As reported by WMAR-2 News, Lauer’s care plan itself was approved, but the "financial piece" was not. She and her sister were told on March 31 that the final green light could take almost another year. WMAR reports that Lauer had been getting eight hours of home help a week and had planned to ramp up to 48 hours of nursing care starting April 1, a shift that led them to release their previous aide. According to the station, the Maryland Department of Health declined to provide an on-camera interview when asked about the backlog.

"Other than sleeping, she needs 24 hour care," Lauer's sister, Kathy Sweat, told WMAR2 News, adding, "Oh, yeah, absolutely, we feel forgotten. We absolutely do." Lauer told the station she was "very disappointed" and wants relief for her sister as soon as possible. Their frustration mirrors what many families say they feel as they wait for home- and community-based services to actually materialize.

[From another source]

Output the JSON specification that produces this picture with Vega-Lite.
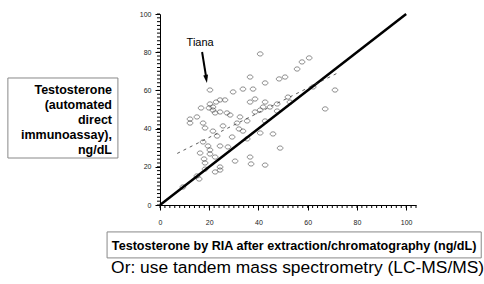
{
  "$schema": "https://vega.github.io/schema/vega-lite/v6.json",
  "width": 256,
  "height": 191,
  "autosize": {"type": "none"},
  "padding": {"left": 160, "top": 14, "right": 68, "bottom": 79},
  "background": "white",
  "config": {"view": {"stroke": null}, "font": "Liberation Sans"},
  "resolve": {"axis": {"x": "independent", "y": "independent"}},
  "datasets": {
    "minorTicks": [
      {"v": 0}, {"v": 2}, {"v": 4}, {"v": 6}, {"v": 8}, {"v": 10}, {"v": 12}, {"v": 14}, {"v": 16}, {"v": 18},
      {"v": 20}, {"v": 22}, {"v": 24}, {"v": 26}, {"v": 28}, {"v": 30}, {"v": 32}, {"v": 34}, {"v": 36}, {"v": 38},
      {"v": 40}, {"v": 42}, {"v": 44}, {"v": 46}, {"v": 48}, {"v": 50}, {"v": 52}, {"v": 54}, {"v": 56}, {"v": 58},
      {"v": 60}, {"v": 62}, {"v": 64}, {"v": 66}, {"v": 68}, {"v": 70}, {"v": 72}, {"v": 74}, {"v": 76}, {"v": 78},
      {"v": 80}, {"v": 82}, {"v": 84}, {"v": 86}, {"v": 88}, {"v": 90}, {"v": 92}, {"v": 94}, {"v": 96}, {"v": 98},
      {"v": 100}, {"v": 102}, {"v": 104}
    ]
  },
  "layer": [
    {
      "data": {"values": [
        {"x": 20.3, "y": 60.2}, {"x": 40.7, "y": 79.1}, {"x": 60.6, "y": 77.0}, {"x": 57.7, "y": 74.9},
        {"x": 55.7, "y": 71.2}, {"x": 36.6, "y": 67.0}, {"x": 48.4, "y": 66.0}, {"x": 50.8, "y": 67.0},
        {"x": 42.7, "y": 63.9}, {"x": 33.7, "y": 60.7}, {"x": 37.8, "y": 60.7}, {"x": 29.7, "y": 59.2},
        {"x": 71.1, "y": 60.2}, {"x": 62.2, "y": 61.8}, {"x": 67.1, "y": 50.3}, {"x": 20.3, "y": 52.9},
        {"x": 22.8, "y": 53.9}, {"x": 24.4, "y": 55.0}, {"x": 26.4, "y": 55.0}, {"x": 36.6, "y": 53.9},
        {"x": 38.6, "y": 55.5}, {"x": 42.7, "y": 53.9}, {"x": 47.6, "y": 52.9}, {"x": 52.8, "y": 53.9},
        {"x": 21.5, "y": 51.3}, {"x": 41.9, "y": 51.3}, {"x": 44.7, "y": 51.3}, {"x": 47.6, "y": 49.2},
        {"x": 42.7, "y": 44.0}, {"x": 40.7, "y": 37.7}, {"x": 45.9, "y": 37.2}, {"x": 48.8, "y": 29.8},
        {"x": 42.7, "y": 20.9}, {"x": 12.2, "y": 45.0}, {"x": 12.2, "y": 42.9}, {"x": 15.0, "y": 46.1},
        {"x": 17.5, "y": 42.9}, {"x": 18.3, "y": 40.3}, {"x": 21.5, "y": 38.7}, {"x": 25.6, "y": 41.4},
        {"x": 28.5, "y": 47.1}, {"x": 32.5, "y": 46.1}, {"x": 31.3, "y": 42.9}, {"x": 35.4, "y": 44.0},
        {"x": 32.1, "y": 39.8}, {"x": 33.7, "y": 38.7}, {"x": 23.2, "y": 36.1}, {"x": 29.3, "y": 35.6},
        {"x": 35.4, "y": 34.6}, {"x": 17.5, "y": 33.0}, {"x": 19.5, "y": 30.9}, {"x": 20.3, "y": 28.8},
        {"x": 24.4, "y": 30.9}, {"x": 27.6, "y": 30.4}, {"x": 16.3, "y": 27.2}, {"x": 20.3, "y": 26.7},
        {"x": 22.4, "y": 25.1}, {"x": 17.9, "y": 24.1}, {"x": 18.3, "y": 22.0}, {"x": 30.5, "y": 23.0},
        {"x": 36.6, "y": 25.1}, {"x": 37.0, "y": 21.5}, {"x": 18.3, "y": 18.8}, {"x": 22.4, "y": 17.3},
        {"x": 24.4, "y": 18.3}, {"x": 24.4, "y": 19.9}, {"x": 15.0, "y": 15.2}, {"x": 15.9, "y": 13.6},
        {"x": 9.3, "y": 9.4}, {"x": 21.5, "y": 49.7}, {"x": 24.4, "y": 48.7}, {"x": 22.4, "y": 48.2},
        {"x": 40.7, "y": 49.7}, {"x": 38.6, "y": 48.7}, {"x": 27.2, "y": 48.2}, {"x": 16.7, "y": 50.8},
        {"x": 19.9, "y": 50.8}, {"x": 52.0, "y": 56.5}
      ]},
      "mark": {"type": "point", "shape": "M-1,0A1,0.75 0 1,1 1,0A1,0.75 0 1,1 -1,0Z", "size": 32, "stroke": "#444", "strokeWidth": 0.6, "filled": false, "opacity": 1},
      "encoding": {
        "x": {
          "field": "x", "type": "quantitative",
          "scale": {"domain": [0, 104], "nice": false, "zero": false},
          "axis": {
            "orient": "bottom", "title": null,
            "values": [0, 20, 40, 60, 80, 100],
            "ticks": true, "tickSize": 5, "labelFlush": false, "labelOverlap": false,
            "labelFontSize": 7, "labelColor": "#222", "labelPadding": 8,
            "domainColor": "#000", "tickColor": "#000", "domainWidth": 1, "tickWidth": 1,
            "grid": false
          }
        },
        "y": {
          "field": "y", "type": "quantitative",
          "scale": {"domain": [0, 100], "nice": false, "zero": false},
          "axis": {
            "orient": "left", "title": null,
            "values": [0, 20, 40, 60, 80, 100],
            "ticks": true, "tickSize": 5, "labelFlush": false, "labelOverlap": false,
            "labelFontSize": 7, "labelColor": "#222", "labelPadding": 4,
            "domainColor": "#000", "tickColor": "#000", "domainWidth": 1, "tickWidth": 1,
            "grid": false
          }
        }
      }
    },
    {
      "data": {"name": "minorTicks"},
      "mark": {"type": "tick", "orient": "vertical", "size": 3, "thickness": 1, "yOffset": 1.5, "color": "black", "opacity": 1},
      "encoding": {
        "x": {"field": "v", "type": "quantitative", "axis": null},
        "y": {"datum": 0, "type": "quantitative", "axis": null}
      }
    },
    {
      "data": {"name": "minorTicks"},
      "transform": [{"filter": "datum.v <= 100"}],
      "mark": {"type": "tick", "orient": "horizontal", "size": 3, "thickness": 1, "xOffset": -1.5, "color": "black", "opacity": 1},
      "encoding": {
        "y": {"field": "v", "type": "quantitative", "axis": null},
        "x": {"datum": 0, "type": "quantitative", "axis": null}
      }
    },
    {
      "data": {"values": [{"x": 0, "y": 0}, {"x": 100, "y": 100}]},
      "mark": {"type": "line", "color": "black", "strokeWidth": 2.5},
      "encoding": {
        "x": {"field": "x", "type": "quantitative", "axis": null},
        "y": {"field": "y", "type": "quantitative", "axis": null}
      }
    },
    {
      "data": {"values": [{}]},
      "mark": {"type": "rect", "fill": "white", "stroke": "#888", "strokeWidth": 1},
      "encoding": {
        "x": {"datum": -61.8, "type": "quantitative", "axis": null},
        "x2": {"datum": -17.1},
        "y": {"datum": 66.5, "type": "quantitative", "axis": null},
        "y2": {"datum": 24.6}
      }
    },
    {
      "data": {"values": [{"label": "Testosterone\n(automated\ndirect\nimmunoassay),\nng/dL"}]},
      "mark": {"type": "text", "fontWeight": "bold", "fontSize": 12.5, "align": "right", "baseline": "middle", "lineBreak": "\n", "lineHeight": 15, "color": "black"},
      "encoding": {
        "x": {"datum": -19.5, "type": "quantitative", "axis": null},
        "y": {"datum": 60.2, "type": "quantitative", "axis": null},
        "text": {"field": "label"}
      }
    },
    {
      "data": {"values": [{}]},
      "mark": {"type": "rect", "fill": "white", "stroke": "#888", "strokeWidth": 1},
      "encoding": {
        "x": {"datum": -21.5, "type": "quantitative", "axis": null},
        "x2": {"datum": 130.5},
        "y": {"datum": -14.1, "type": "quantitative", "axis": null},
        "y2": {"datum": -27.7}
      }
    },
    {
      "data": {"values": [{"label": "Testosterone by RIA after extraction/chromatography (ng/dL)"}]},
      "mark": {"type": "text", "fontWeight": "bold", "fontSize": 12.6, "align": "center", "baseline": "middle", "color": "black"},
      "encoding": {
        "x": {"datum": 54.5, "type": "quantitative", "axis": null},
        "y": {"datum": -21.7, "type": "quantitative", "axis": null},
        "text": {"field": "label"}
      }
    },
    {
      "data": {"values": [{"label": "Or: use tandem mass spectrometry (LC-MS/MS)"}]},
      "mark": {"type": "text", "fontSize": 17.4, "align": "center", "baseline": "middle", "color": "black"},
      "encoding": {
        "x": {"datum": 55.9, "type": "quantitative", "axis": null},
        "y": {"datum": -33.0, "type": "quantitative", "axis": null},
        "text": {"field": "label"}
      }
    },
    {
      "data": {"values": [{"x": 7, "y": 27}, {"x": 72, "y": 69}]},
      "mark": {"type": "line", "color": "#333", "strokeWidth": 0.8, "strokeDash": [3, 4]},
      "encoding": {
        "x": {"field": "x", "type": "quantitative", "axis": null},
        "y": {"field": "y", "type": "quantitative", "axis": null}
      }
    },
    {
      "data": {"values": [{"label": "Tiana"}]},
      "mark": {"type": "text", "fontSize": 11, "align": "center", "baseline": "middle", "color": "black"},
      "encoding": {
        "x": {"datum": 16.3, "type": "quantitative", "axis": null},
        "y": {"datum": 84.8, "type": "quantitative", "axis": null},
        "text": {"field": "label"}
      }
    },
    {
      "data": {"values": [{}]},
      "mark": {"type": "rule", "color": "black", "strokeWidth": 2},
      "encoding": {
        "x": {"datum": 17.1, "type": "quantitative", "axis": null},
        "y": {"datum": 80.1, "type": "quantitative", "axis": null},
        "x2": {"datum": 18.8},
        "y2": {"datum": 66.5}
      }
    },
    {
      "data": {"values": [{}]},
      "mark": {"type": "point", "shape": "M-0.6,-1L0.6,-1L0,1Z", "size": 64, "filled": true, "color": "black", "opacity": 1, "angle": -9.5},
      "encoding": {
        "x": {"datum": 18.8, "type": "quantitative", "axis": null},
        "y": {"datum": 66.0, "type": "quantitative", "axis": null}
      }
    }
  ]
}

Advocates Say Delays Are Widespread

Advocates and provider groups have warned for more than a year that eligibility reviews, staffing shortages, and the flood of redetermination work since the pandemic have led to long waits for waiver decisions, sometimes stretching six months to a year, according to reporting by WTOP. Providers told reporters they are delivering large amounts of "uncompensated care" while clients temporarily fall off waivers, a financial hit that some nonprofits say reaches into the hundreds of thousands or even millions of dollars. Disability advocates say the backlog has been made worse by leadership churn and administrative cuts that left critical eligibility work short-staffed.

State Report Lays Out Goals and Bottlenecks

The Maryland Department of Health's "End the Wait" report, submitted in December 2024, confirms that six of eight home- and community-based waiver programs have registries and outlines staffing and provider-capacity steps intended to reduce those lists by half by FY 2028, according to the Maryland Department of Health. The report notes that the shared waitlist for Developmental Disabilities Administration-operated waivers was about 4,130 people in August 2024 and identifies the Eligibility Determination Division as a choke point for financial reviews. Officials included funding proposals and rate increases aimed at strengthening provider capacity, but families and advocates say paperwork backlogs and slow processing are still getting in the way of care.

Lawmakers Passed the End the Wait Act, Now Comes Implementation

Lawmakers approved the End the Wait Act in 2022, directing the Maryland Department of Health to produce plans for cutting waitlists and to set funding targets, according to the Maryland General Assembly. Advocates and some providers say that while the law created a roadmap, on-the-ground problems such as hiring logjams, complex redeterminations, and aging IT systems have left many applications stuck in limbo. Families like the Lauers say they need realistic timelines and faster follow-through from the agency that runs the program.

State officials are also dealing with a broader Medicaid workload, including redeterminations and new eligibility rules that add to already heavy caseloads. Public radio reporting notes that the department is trying to keep people enrolled as new requirements approach and that staffing turnover makes timely processing harder, according to WYPR. Advocates argue the state should move financial reviews for already-approved service plans to the front of the line so care can start sooner. Some provider groups are also pressing officials to reimburse agencies for uncompensated care when gaps stem from administrative failures rather than any change in a client’s needs.

For now, Lauer and her sister are still waiting, a daily reminder of how an administrative backlog can turn into a full-blown care crisis. State leaders say they are working on solutions, but advocates are calling for faster fixes that move people out of a paperwork queue and into the home care they were told they would receive. Until processing speeds and staffing levels improve, more Maryland families are likely to face the same hard choice between costly private help and essential needs going unmet.